Last week, in a 6-to-3 ruling hailed by civil rights and women's advocates, the U.S. Supreme Court held that Price Waterhouse had based its decision in part on unlawful sexual stereotyping. Wrote Justice William Brennan in the lead opinion: "An employer who objects to aggressiveness in women but whose positions require this trait places women in an intolerable and impermissible Catch-22: out of a job if they behave aggressively and out of a job if they don't."
According to the court's ruling, the legal burden of proof shifts to Price Waterhouse. The firm must establish that it would have rejected Hopkins' partnership bid based on purely nondiscriminatory factors. "At this point," noted Justice Sandra Day O'Connor, "the employer may be required to convince the fact finder that, despite the smoke, there is no fire." The court's decision to shift the burden to the employer should make it easier for many employees to win Title VII cases, which also bar job discrimination on the basis of race, religion and national origin.
Hopkins, who is now a senior budget officer at the World Bank, declared herself "absolutely delighted" by the court's decision. "It's an important and significant win for women," said Marcia Greenberger, managing attorney of the National Women's Law Center in Washington. "This will make a real difference to women who are trying to rise to the top of their professions." A contrary ruling, said some scholars, would have meant an almost insurmountable burden of proof for many plaintiffs in employment cases.
But Price Waterhouse also had reason to celebrate. The court found that the firm had earlier been held to too high a standard of proof in rebutting Hopkins' claims. Thus, when the case is reheard in a lower federal court, Price Waterhouse's task will be somewhat less onerous. Instead of having to present "clear and convincing evidence" that it declined to promote Hopkins for nondiscriminatory reasons, the firm will only be required to back that claim with a "preponderance" of evidence -- a less rigorous standard.

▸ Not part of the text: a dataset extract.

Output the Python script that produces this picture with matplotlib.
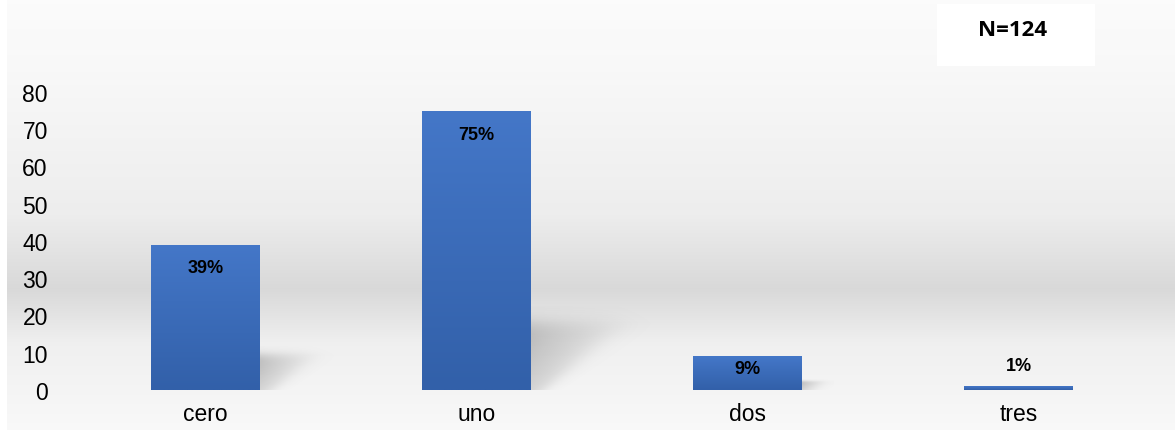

The net result of the court's ruling, say legal experts, is that firms will be under pressure to root out bias among individuals making important personnel decisions. "The court is saying to employers they should examine their processes and make sure they have objective standards," says Douglas McDowell of the Equal Employment Advisory Council. "Supervisors must be properly trained to ensure that race and sex aren't part of the decision- making process." Such changes in attitude may already be under way at Price Waterhouse. Referring to the embarrassing publicity generated by this case, Kathryn Oberly, an attorney for Price Waterhouse, observes, "You couldn't have a better teaching example than to see the name of your firm in the newspaper for the past few years." Still, the firm has a way to go when it comes to women in top jobs. Even after the prolonged litigation, only 28 of Price Waterhouse's 900 current partners are women.